The Ex-Students' Association of The University of Texas
- 2008 Texas Exes logo, with slogan
- Abbreviation: Texas Exes
- Founded: June 18, 1885; 140 years ago
- Type: 501(c)(3) organization
- Purpose: Alumni association
- Headquarters: Austin, Texas
- Director: Todd Maclin
- Affiliations: University of Texas at Austin
- Website: texasexes.org

= Texas Exes =

Alumnus organization of the University of Texas at Austin

The Ex-Students' Association of The University of Texas (more commonly known as Texas Exes) is the association of former students of the University of Texas at Austin.
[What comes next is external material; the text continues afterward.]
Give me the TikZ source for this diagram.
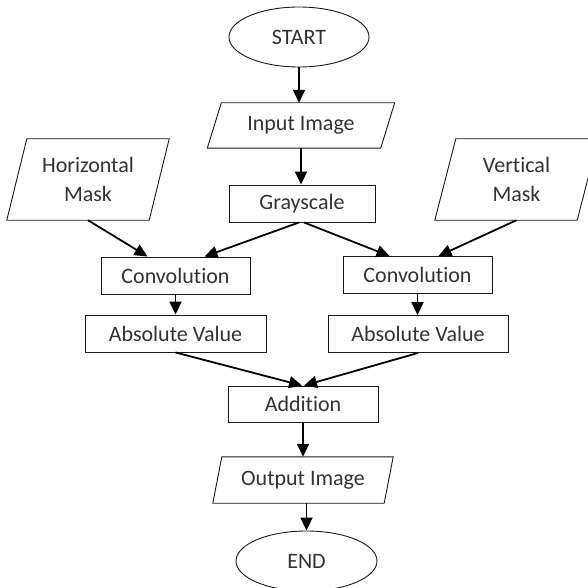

The organization is one of the largest alumni associations in the world (the Texas Exes Houston Chapter has over 10,000 members), with chapters in 69 Texas cities, most U.S. states and the District of Columbia, and several foreign countries. The Texas Exes publish a magazine called The Alcalde. Its first female member was Jessie Andrews, who also became the first female instructor at the university, and for whom Andrews dormitory is named.

The alumni association is headquartered in the Alumni Center, adjacent to Darrell K Royal–Texas Memorial Stadium on the university campus. The alumni center hosts gatherings coinciding with home football games and also organizes traveling groups for away events.

The Texas Exes are actively involved in funding scholarships for students at the university.